To do
Extract every line that includes the string "this".

[Plotting code records]
■ ■ ■ ■
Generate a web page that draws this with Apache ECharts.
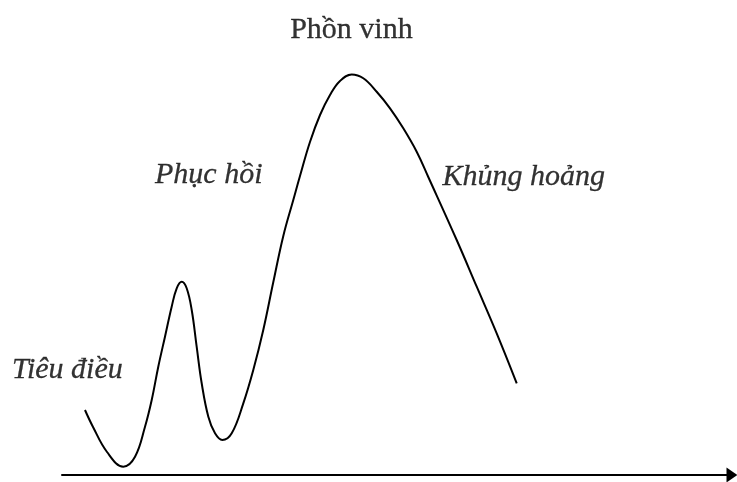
<!DOCTYPE html>
<html>
<head>
<meta charset="utf-8">
<script src="https://cdn.jsdelivr.net/npm/echarts@6/dist/echarts.min.js"></script>
<style>
html,body{margin:0;padding:0;background:#fff;}
#chart{width:737px;height:482px;}
</style>
</head>
<body>
<div id="chart"></div>
<script>
// Business cycle curve (time vs. economic activity)
var timeX = [3.43, 4.63, 6.72, 9.15, 10.90, 12.39, 13.39, 14.37, 15.37, 16.37, 17.12, 17.87, 18.61, 19.36, 20.10, 20.85, 21.84, 22.84, 23.93, 25.33, 27.06, 28.55, 30.04, 31.54, 33.03, 34.52, 35.52, 37.01, 38.51, 40.00, 41.49, 43.24, 44.97, 46.97, 48.96, 50.94, 52.94, 54.67, 58.91, 61.90, 64.88, 67.87];
var activityY = [13.68, 10.11, 4.84, 1.75, 3.85, 10.17, 15.79, 22.80, 29.12, 35.43, 39.31, 40.69, 39.31, 34.74, 27.01, 19.31, 12.27, 8.78, 7.37, 8.78, 15.09, 22.11, 30.53, 40.63, 50.32, 57.89, 62.95, 70.11, 75.79, 80.00, 82.95, 84.32, 83.52, 80.69, 77.20, 72.99, 68.06, 62.74, 49.47, 39.64, 29.83, 19.31];

// Phase labels
var labelNames = ['Tiêu điều', 'Phục hồi', 'Phồn vinh', 'Khủng hoảng'];
var labelX = [0.8, 21.9, 43.2, 68.9];
var labelY = [22.1, 63.2, 93.7, 62.7];
var labelItalic = [true, true, false, true];

var curve = timeX.map(function (x, i) { return [x, activityY[i]]; });
var labels = labelNames.map(function (n, i) {
  return {
    name: n,
    value: [labelX[i], labelY[i]],
    label: { fontStyle: labelItalic[i] ? 'italic' : 'normal', color: '#000' }
  };
});

var chart = echarts.init(document.getElementById('chart'));
chart.setOption({
  animation: false,
  backgroundColor: '#fff',
  grid: { left: 62, right: 5, top: 0, bottom: 7 },
  xAxis: {
    type: 'value', min: 0, max: 100,
    axisLine: { show: true, onZero: false, lineStyle: { color: '#000', width: 2 }, symbol: ['none', 'triangle'], symbolSize: [15, 11] },
    axisTick: { show: false }, axisLabel: { show: false }, splitLine: { show: false }
  },
  yAxis: {
    type: 'value', min: 0, max: 100, show: false,
    splitLine: { show: false }
  },
  series: [
    {
      type: 'line',
      data: curve,
      smooth: 0.4,
      showSymbol: false,
      lineStyle: { color: '#000', width: 2 },
      silent: true
    },
    {
      type: 'scatter',
      data: labels,
      symbolSize: 0,
      silent: true,
      label: {
        show: true,
        position: 'inside',
        formatter: '{b}',
        color: '#000',
        textBorderColor: '#000',
        textBorderWidth: 0.3,
        fontFamily: '"Liberation Serif", "Times New Roman", serif',
        fontSize: 30
      }
    }
  ]
});
</script>
</body>
</html>
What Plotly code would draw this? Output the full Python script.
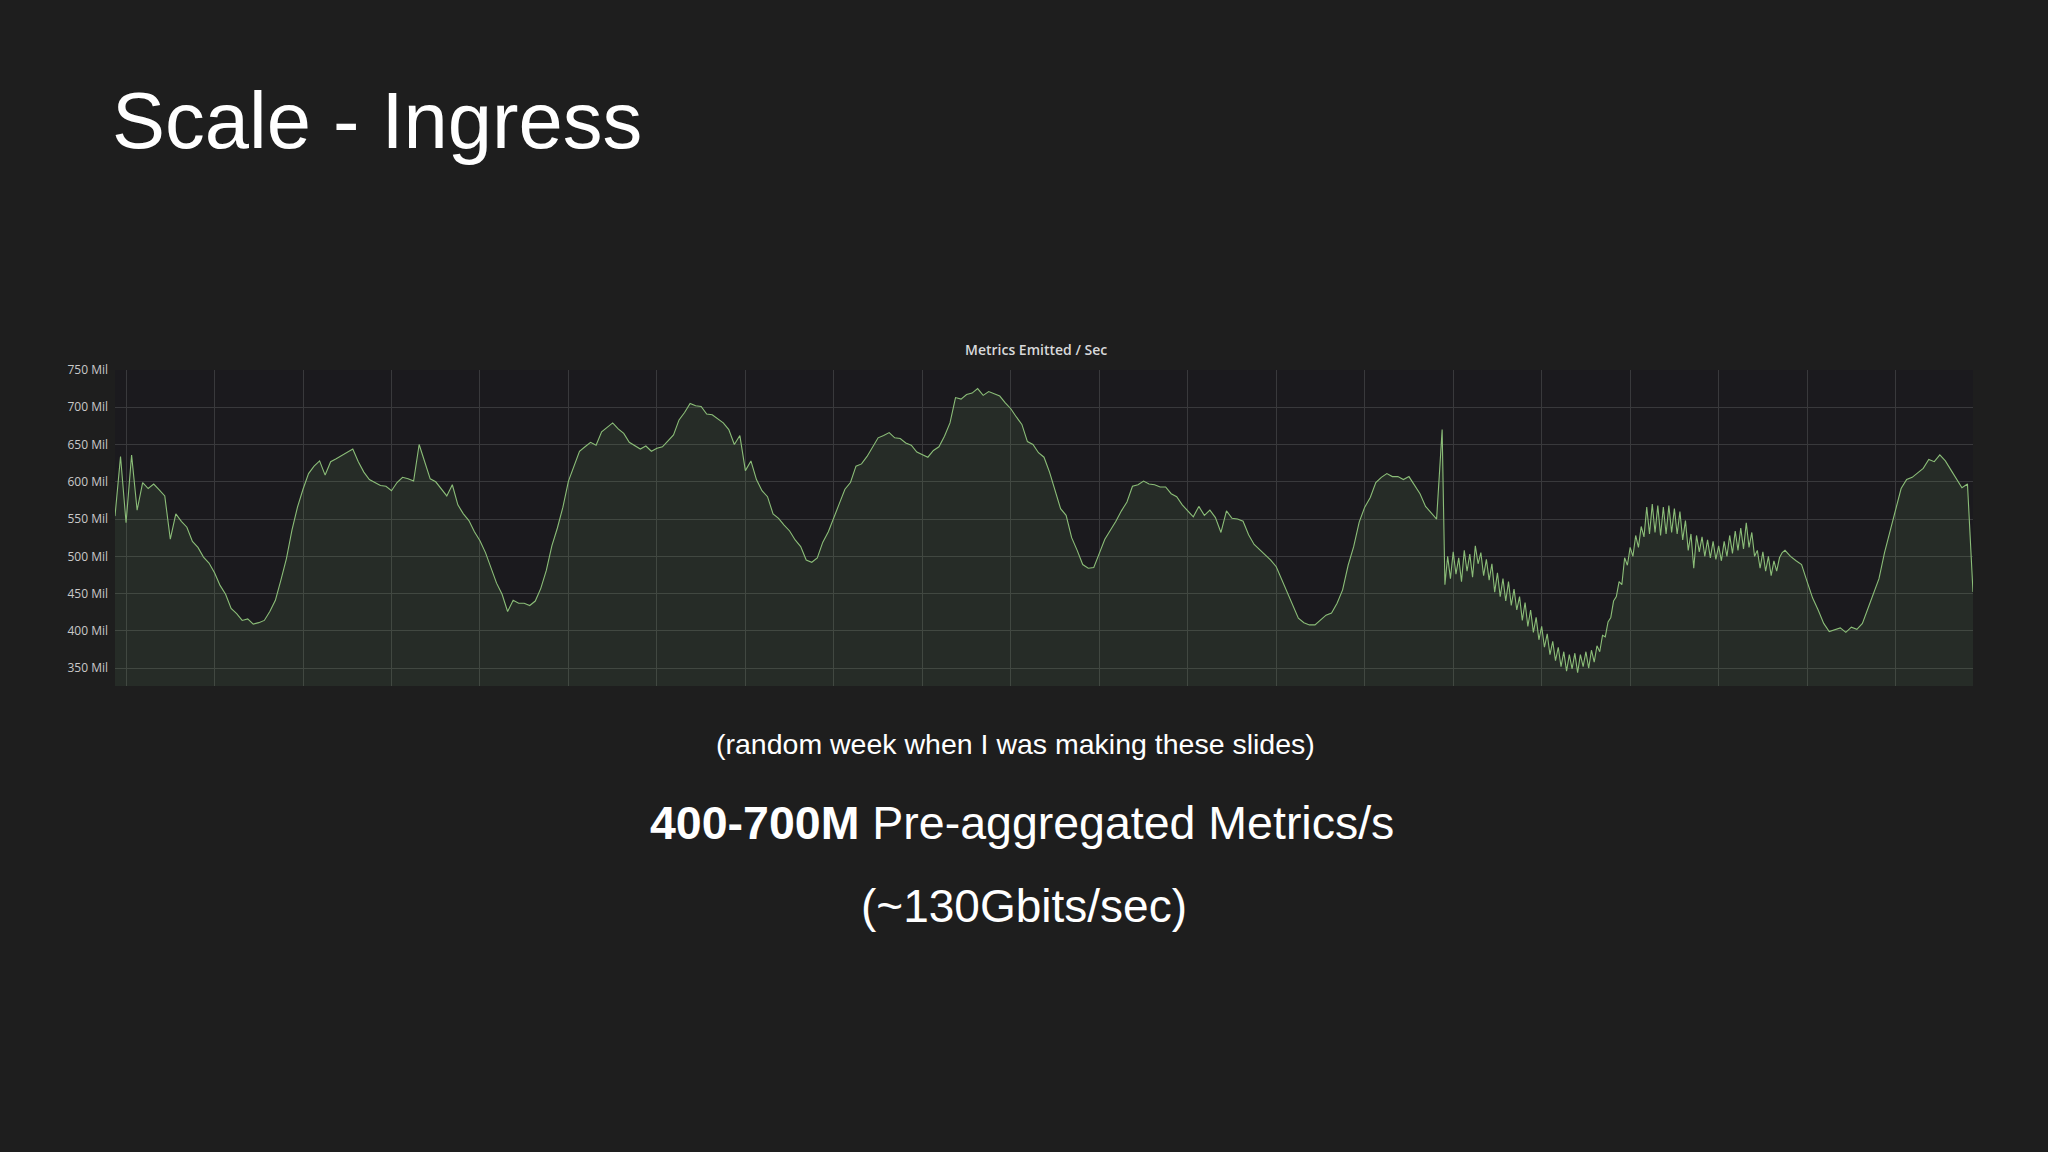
import pandas as pd
import plotly.graph_objects as go

# ---------------- data ----------------
START = pd.Timestamp("2017-03-06 23:00")   # first sample (1 h before first vertical gridline)

# part 1: every 30 min, hour -1.0 .. 119.0
METRICS_A = [
    554, 634,
    545, 636, 562, 599, 591, 597, 589, 581, 523, 557, 547, 539, 520, 512, 499, 491,
    478, 461, 449, 430, 423, 414, 416, 409, 411, 414, 426, 441, 468, 497, 535, 566,
    590, 611, 621, 628, 609, 627, 631, 635, 639, 644, 627, 613, 603, 599, 595, 594,
    588, 599, 606, 604, 601, 650, 628, 604, 600, 591, 581, 596, 569, 557, 548, 533,
    521, 505, 484, 464, 449, 426, 441, 437, 437, 434, 440, 457, 481, 514, 538, 566,
    601, 621, 641, 647, 653, 649, 667, 673, 679, 671, 665, 653, 648, 644, 648, 641,
    645, 647, 655, 663, 683, 693, 705, 702, 701, 691, 690, 685, 679, 670, 650, 662,
    615, 628, 603, 588, 580, 557, 551, 542, 534, 522, 513, 495, 492, 498, 519, 533,
    553, 571, 590, 599, 621, 624, 634, 646, 659, 662, 666, 659, 658, 652, 649, 640,
    636, 633, 642, 647, 661, 679, 713, 711, 717, 719, 725, 716, 721, 718, 715, 706,
    698, 687, 677, 654, 650, 639, 633, 613, 589, 564, 555, 525, 508, 489, 484, 485,
    504, 523, 535, 547, 561, 573, 594, 596, 601, 597, 596, 593, 593, 584, 580, 569,
    561, 553, 567, 555, 562, 552, 532, 561, 551, 550, 547, 529, 516, 509, 501, 495,
    486, 469, 451, 436, 417, 411, 408, 408, 414, 421, 424, 437, 455, 488, 513, 546,
    566, 579, 599, 606, 611, 607, 607, 603, 607, 595, 584, 567, 558, 550, 670,
]
# part 2: every 15 min (noisy stretch), hour 119.25 .. 150.0
METRICS_B = [
    462, 500, 470, 506, 476, 498, 466, 508,
    480, 503, 472, 514, 490, 505, 474, 496,
    468, 490, 452, 478, 446, 470, 440, 466,
    434, 456, 428, 446, 414, 438, 406, 428,
    398, 418, 388, 406, 378, 396, 368, 386,
    360, 378, 352, 372, 346, 368, 349, 370,
    344, 368, 352, 372, 350, 374, 358, 380,
    372, 394, 392, 412, 418, 440, 446, 466,
    462, 498, 488, 512, 500, 528, 512, 540,
    526, 566, 530, 570, 532, 568, 528, 566,
    530, 568, 532, 564, 530, 560, 522, 548,
    508, 530, 484, 528, 506, 526, 500, 522,
    498, 520, 496, 514, 494, 520, 500, 528,
    504, 534, 508, 538, 510, 545, 512, 532,
    500, 508, 484, 506, 480, 500, 474, 494,
    480, 498, 505, 508,
]
# part 3: every 30 min, hour 150.5 .. 167.0
METRICS_C = [
    500, 494, 489,
    466, 444, 428, 410, 399, 401, 404, 398, 405, 402, 410, 430, 451, 470, 505, 534,
    561, 591, 603, 606, 612, 618, 630, 627, 636, 628, 616, 604, 592, 597, 452,
]

Y_TICK_VALUES = [350, 400, 450, 500, 550, 600, 650, 700, 750]
Y_TICK_TEXT = ["350 Mil", "400 Mil", "450 Mil", "500 Mil", "550 Mil",
               "600 Mil", "650 Mil", "700 Mil", "750 Mil"]
Y_RANGE = [326, 750]
X_RANGE = ["2017-03-06 23:00", "2017-03-13 23:00"]
GRID_START = "2017-03-07 00:00"

SLIDE_TITLE = "Scale - Ingress"
CHART_TITLE = "Metrics Emitted / Sec"
NOTE = "(random week when I was making these slides)"
HEADLINE_BOLD = "400-700M"
HEADLINE_REST = " Pre-aggregated Metrics/s"
SUBLINE = "(~130Gbits/sec)"

times = (
    list(pd.date_range(START, periods=len(METRICS_A), freq="30min"))
    + list(pd.date_range(START + pd.Timedelta(hours=120.25),
                         periods=len(METRICS_B), freq="15min"))
    + list(pd.date_range(START + pd.Timedelta(hours=151.5),
                         periods=len(METRICS_C), freq="30min"))
)
values = METRICS_A + METRICS_B + METRICS_C

# ---------------- layout geometry (pixels) ----------------
W, H = 2048, 1152
PL, PR, PT, PB = 115, 1973, 370, 686


def px(x):
    return (x - PL) / (PR - PL)


def py(y):
    return (PB - y) / (PB - PT)


fig = go.Figure()
fig.add_trace(go.Scatter(
    x=times, y=values, mode="lines",
    line=dict(color="#8bbd78", width=1.1),
    fill="tozeroy", fillcolor="rgba(126,178,109,0.12)",
    hoverinfo="skip", showlegend=False,
))

GRID = "#39393c"
fig.update_layout(
    width=W, height=H,
    margin=dict(l=PL, r=W - PR, t=PT, b=H - PB, pad=0),
    paper_bgcolor="#1e1e1e",
    plot_bgcolor="#1b1a1e",
    xaxis=dict(
        type="date", range=X_RANGE, showticklabels=False,
        tick0=GRID_START, dtick=8 * 3600 * 1000,
        showgrid=True, gridcolor=GRID, gridwidth=1,
        zeroline=False, showline=False, ticks="",
    ),
    yaxis=dict(
        range=Y_RANGE, tickvals=Y_TICK_VALUES, ticktext=Y_TICK_TEXT,
        showgrid=True, gridcolor=GRID, gridwidth=1,
        zeroline=False, showline=False, ticks="",
        ticklabelstandoff=6,
        tickfont=dict(family="Open Sans", size=12, color="#c9c9c9"),
    ),
)

ann_font = "Liberation Sans, Arial, sans-serif"
fig.add_annotation(
    text=SLIDE_TITLE, xref="paper", yref="paper",
    x=px(110), y=py(120), xanchor="left", yanchor="middle",
    showarrow=False, font=dict(family=ann_font, size=79.5, color="#ffffff"),
)
fig.add_annotation(
    text=CHART_TITLE, xref="paper", yref="paper",
    x=px(1036), y=py(349), xanchor="center", yanchor="middle",
    showarrow=False,
    font=dict(family="Open Sans", size=14, color="#d8d9da", weight=600),
)
fig.add_annotation(
    text=NOTE, xref="paper", yref="paper",
    x=px(1015), y=py(744), xanchor="center", yanchor="middle",
    showarrow=False, font=dict(family=ann_font, size=28.5, color="#ffffff"),
)
fig.add_annotation(
    text="<b>" + HEADLINE_BOLD + "</b>" + HEADLINE_REST,
    xref="paper", yref="paper",
    x=px(1022), y=py(823), xanchor="center", yanchor="middle",
    showarrow=False, font=dict(family=ann_font, size=46.5, color="#ffffff"),
)
fig.add_annotation(
    text=SUBLINE, xref="paper", yref="paper",
    x=px(1024), y=py(906), xanchor="center", yanchor="middle",
    showarrow=False, font=dict(family=ann_font, size=46, color="#ffffff"),
)

fig.write_html(
    "out.html",
    config={"displayModeBar": False},
    post_script=(
        "document.body.style.margin='0';"
        "document.body.style.background='#1e1e1e';"
        "document.documentElement.style.overflow='hidden';"
    ),
)
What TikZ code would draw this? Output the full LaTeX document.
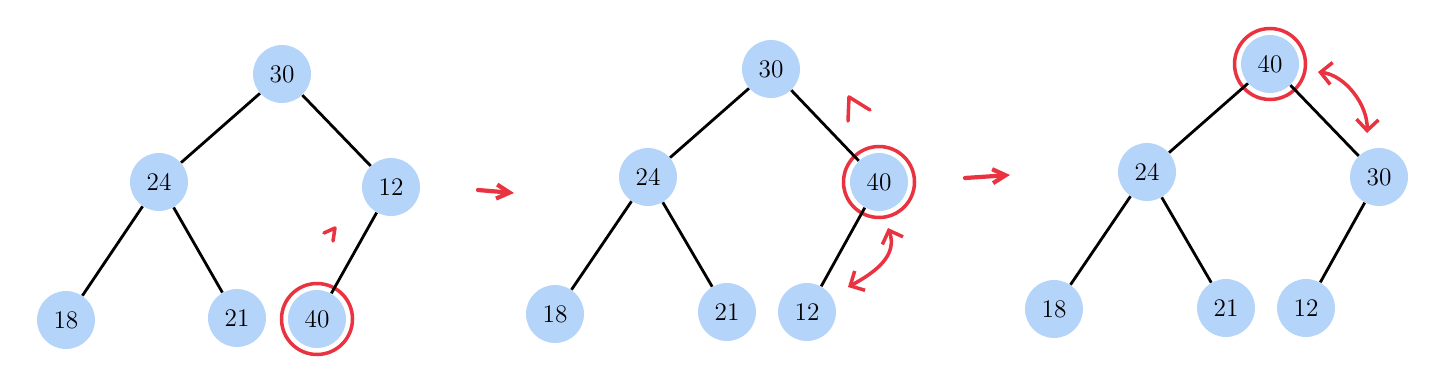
\documentclass[tikz,border=0pt]{standalone}
\usetikzlibrary{arrows.meta}
\definecolor{nodeblue}{RGB}{181,212,250}
\definecolor{markred}{RGB}{234,51,64}
\begin{document}
\begin{tikzpicture}[x=0.02cm,y=-0.02cm,
  key/.style={circle,fill=nodeblue,minimum size=1.16cm,inner sep=0pt,font=\Large},
  link/.style={line width=1.6pt,black},
  ring/.style={line width=2pt,markred},
  redmark/.style={line width=2pt,markred,line cap=round,line join=round},
  goarrow/.style={redmark,line width=2.4pt,-{Straight Barb[length=2.6mm,width=2.8mm]}},
  swaparrow/.style={redmark,{Straight Barb[length=2.2mm,width=4.4mm]}-{Straight Barb[length=2.2mm,width=4.4mm]}}]
\useasboundingbox (0,0) rectangle (1440,379);
% first tree: 40 appended as last leaf
\node[key] (a30) at (282,74) {30};
\node[key] (a24) at (159,182) {24};
\node[key] (a12) at (391,187) {12};
\node[key] (a18) at (66,320) {18};
\node[key] (a21) at (237,318) {21};
\node[key] (a40) at (317,319) {40};
\draw[ring] (a40) circle (0.71cm);
\foreach \u/\v in {a30/a24,a30/a12,a24/a18,a24/a21,a12/a40}
  \draw[link] (\u) -- (\v);
\draw[redmark] (324,233) -- (335,228) -- (333,241);
% second tree: 40 swapped with 12
\node[key] (b30) at (771,69) {30};
\node[key] (b24) at (648,177) {24};
\node[key] (b40) at (879,182) {40};
\node[key] (b18) at (555,314) {18};
\node[key] (b21) at (727,312) {21};
\node[key] (b12) at (807,312) {12};
\draw[ring] (b40) circle (0.71cm);
\foreach \u/\v in {b30/b24,b30/b40,b24/b18,b24/b21,b40/b12}
  \draw[link] (\u) -- (\v);
\draw[redmark] (848,121) -- (849,97) -- (870,110);
\coordinate (bswapA) at (888,228);
\coordinate (bswapB) at (848,287);
\draw[swaparrow] (bswapA) .. controls (898,255) and (876,272) .. (bswapB);
% third tree: 40 swapped with 30
\node[key] (c40) at (1270,64) {40};
\node[key] (c24) at (1147,172) {24};
\node[key] (c30) at (1379,177) {30};
\node[key] (c18) at (1054,309) {18};
\node[key] (c21) at (1226,308) {21};
\node[key] (c12) at (1306,308) {12};
\draw[ring] (c40) circle (0.71cm);
\foreach \u/\v in {c40/c24,c40/c30,c24/c18,c24/c21,c30/c12}
  \draw[link] (\u) -- (\v);
\coordinate (cswapA) at (1318,72);
\coordinate (cswapB) at (1367,133);
\draw[swaparrow] (cswapA) .. controls (1345,75) and (1368,105) .. (cswapB);
% steps between the trees
\coordinate (go1s) at (478,190);
\coordinate (go1e) at (514,193);
\coordinate (go2s) at (965,178);
\coordinate (go2e) at (1010,175);
\draw[goarrow] (go1s) -- (go1e);
\draw[goarrow] (go2s) -- (go2e);
\end{tikzpicture}
\end{document}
■ ■ ■ ■
Right answer
Generate a web page that draws this with Apache ECharts.
What Plotly code would draw this? Output the full Python script.
What TikZ code would draw this? Output the full LaTeX document.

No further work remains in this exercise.